Postos de B2 já funcionam em Belo Horizonte
Em Belo Horizonte (MG), funcionam os dois primeiros postos de combustível com a mistura B2, ou seja, 2% de biodiesel misturado a 98% de diesel convencional.
De acordo com o gerente de Operações de Bases, da rede Ale de combustíveis, Carlos Augusto de Carvalho,hoje ainda não há problemas para atender à demanda pelo produto. "Vendemos cerca de 2 mil litros/mês de biodiesel",comenta.
Para o futuro, porém, Cavalho acredita que a oferta de matéria-prima possa ficar aquém das necessidades. "Pode-se fazer biodiesel de praticamente toda oleaginosa,por isso acreditamos que, no futuro,o combustível seja um blend de diversas matérias-primas." A expansão do biodiesel, segundo ele, faz parte da estratégia da empresa. "Temos certeza de que, para os próximos cinco anos, o crescimento será enorme", avalia.
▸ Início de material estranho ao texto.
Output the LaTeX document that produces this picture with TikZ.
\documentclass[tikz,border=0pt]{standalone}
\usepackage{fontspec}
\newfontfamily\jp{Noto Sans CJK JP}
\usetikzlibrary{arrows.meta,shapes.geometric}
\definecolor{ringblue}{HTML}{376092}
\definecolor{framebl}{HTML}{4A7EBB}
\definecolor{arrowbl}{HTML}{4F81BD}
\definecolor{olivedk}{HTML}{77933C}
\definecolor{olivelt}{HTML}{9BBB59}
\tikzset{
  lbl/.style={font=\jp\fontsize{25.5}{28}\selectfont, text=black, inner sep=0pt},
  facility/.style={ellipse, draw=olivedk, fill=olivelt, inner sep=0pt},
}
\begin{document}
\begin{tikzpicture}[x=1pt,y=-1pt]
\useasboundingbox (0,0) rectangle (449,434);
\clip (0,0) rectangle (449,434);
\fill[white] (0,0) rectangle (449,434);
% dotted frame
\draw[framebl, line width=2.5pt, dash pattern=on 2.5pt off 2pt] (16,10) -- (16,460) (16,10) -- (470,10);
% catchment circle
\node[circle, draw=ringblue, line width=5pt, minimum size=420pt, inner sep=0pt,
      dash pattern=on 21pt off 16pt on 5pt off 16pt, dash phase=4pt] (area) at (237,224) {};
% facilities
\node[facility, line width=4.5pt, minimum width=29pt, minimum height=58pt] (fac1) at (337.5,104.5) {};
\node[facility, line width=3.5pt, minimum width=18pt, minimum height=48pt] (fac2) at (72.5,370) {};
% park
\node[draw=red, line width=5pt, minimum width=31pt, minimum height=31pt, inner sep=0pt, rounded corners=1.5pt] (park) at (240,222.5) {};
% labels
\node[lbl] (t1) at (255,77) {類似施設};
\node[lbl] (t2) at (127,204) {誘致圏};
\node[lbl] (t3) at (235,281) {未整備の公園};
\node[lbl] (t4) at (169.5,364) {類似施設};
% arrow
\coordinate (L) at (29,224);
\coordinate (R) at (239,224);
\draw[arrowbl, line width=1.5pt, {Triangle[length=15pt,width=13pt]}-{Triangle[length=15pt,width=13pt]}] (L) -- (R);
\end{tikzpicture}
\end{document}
Carvalho, entretanto, acredita que incentivos sejam necessários para tornar viável a produção. "Nesse ritmo é provável que a meta obrigatória de 2% de biodiesel na mistura convencional não seja alcançada", diz.
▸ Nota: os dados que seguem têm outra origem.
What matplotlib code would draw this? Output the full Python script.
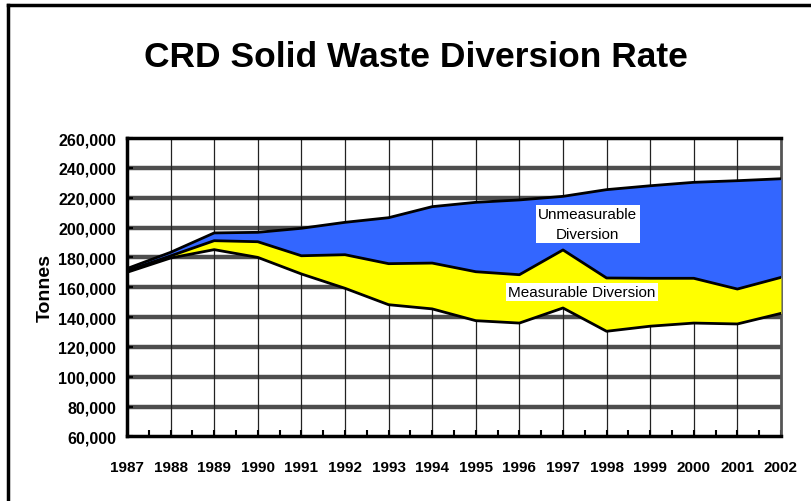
import matplotlib
matplotlib.use("Agg")
import matplotlib.pyplot as plt
from matplotlib.lines import Line2D
from matplotlib.ticker import FuncFormatter, MultipleLocator
import numpy as np

# DATOS (toneladas)
years = [1987, 1988, 1989, 1990, 1991, 1992, 1993, 1994, 1995, 1996,
         1997, 1998, 1999, 2000, 2001, 2002]
disposed = [170000, 179600, 185200, 180000, 168900, 159300, 148300, 145500,
            137600, 136000, 146100, 130500, 133900, 136000, 135400, 142500]
measured_top = [171000, 181000, 191200, 190500, 181100, 181800, 175800, 176200,
                170400, 168400, 185000, 166200, 166000, 166000, 158800, 166600]
total_top = [172500, 183400, 196400, 196800, 199500, 203500, 206600, 214000,
             216900, 218500, 220900, 225400, 228000, 230300, 231400, 232700]

title = "CRD Solid Waste Diversion Rate"
ylabel = "Tonnes"
lbl_unmeasured = "Unmeasurable\nDiversion"
lbl_measured = "Measurable Diversion"

plt.rcParams["font.family"] = ["Liberation Sans", "DejaVu Sans"]

fig = plt.figure(figsize=(8.12, 5.02), dpi=100)
ax = fig.add_axes([0.1564, 0.1285, 0.8054, 0.5946])

# rellenos
ax.fill_between(years, disposed, measured_top, color="#ffff00", zorder=3, lw=0)
ax.fill_between(years, measured_top, total_top, color="#3366ff", zorder=3, lw=0)
for serie in (disposed, measured_top, total_top):
    ax.plot(years, serie, color="black", lw=2, zorder=4)

# ejes
ax.set_xlim(years[0], years[-1])
ax.set_ylim(60000, 260000)
ax.set_xticks(years)
ax.xaxis.set_minor_locator(MultipleLocator(0.5))
ax.yaxis.set_major_locator(MultipleLocator(20000))
ax.yaxis.set_major_formatter(FuncFormatter(lambda v, p: f"{int(v):,}"))

for yv in np.arange(80000, 260000, 20000):
    ax.axhline(yv, color="#4d4d4d", lw=3.2, zorder=1)
for xv in years[1:-1]:
    ax.axvline(xv, color="#222222", lw=0.9, zorder=1)

ax.tick_params(axis="x", which="both", direction="in", length=4, width=1.5,
               pad=17, labelsize=11)
ax.tick_params(axis="y", which="major", direction="in", length=4, width=1.5,
               pad=8, labelsize=11.5)
for t in ax.get_xticklabels() + ax.get_yticklabels():
    t.set_fontweight("bold")

for s in ("left", "bottom", "top"):
    ax.spines[s].set_linewidth(2.5)
ax.spines["right"].set_color("#555555")
ax.spines["right"].set_linewidth(2)

ax.set_ylabel(ylabel, fontsize=14, fontweight="bold", labelpad=3)

# etiquetas
ax.text(1997.57, 202400, lbl_unmeasured, ha="center", va="center", fontsize=11,
        linespacing=1.6, zorder=5,
        bbox=dict(facecolor="white", edgecolor="none", pad=1.5))
ax.text(1997.44, 156800, lbl_measured, ha="center", va="center", fontsize=11,
        zorder=5, bbox=dict(facecolor="white", edgecolor="none", pad=1.5))

fig.text(0.512, 0.885, title, ha="center", va="center", fontsize=25.5,
         fontweight="bold")

# marco exterior
fig.add_artist(Line2D([0.0098, 0.0098], [0, 0.988], color="black", lw=2.5))
fig.add_artist(Line2D([0.0098, 1], [0.988, 0.988], color="black", lw=2.5))

fig.savefig("out.png", dpi=100)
De acordo com Miguel Dabdoub, da USP, a questão do desenvolvimento do setor, além das questões tributárias, passa pela evolução do preço do petróleo
no mercado internacional. "É uma conta interessante: em 2003, tínhamos a soja cotada em R$ 45 reais a saca e o barril de petróleo a US$ 25. Hoje temos a soja a R$ 25 a saca e o petróleo a US$ 60", comenta. Na opinião de Dabdoub, quanto mais alto o valor do petróleo no mercado internacional, mais viável se torna o biodiesel.
"Trata-se de uma fonte de energia renovável que, no futuro será de muita importância para o desenvolvimento estratégico do País", avalia. "Temos tudo para sermos os maiores produtores de biodiesel no mundo, basta o programa ser visto com seriedade", afirma.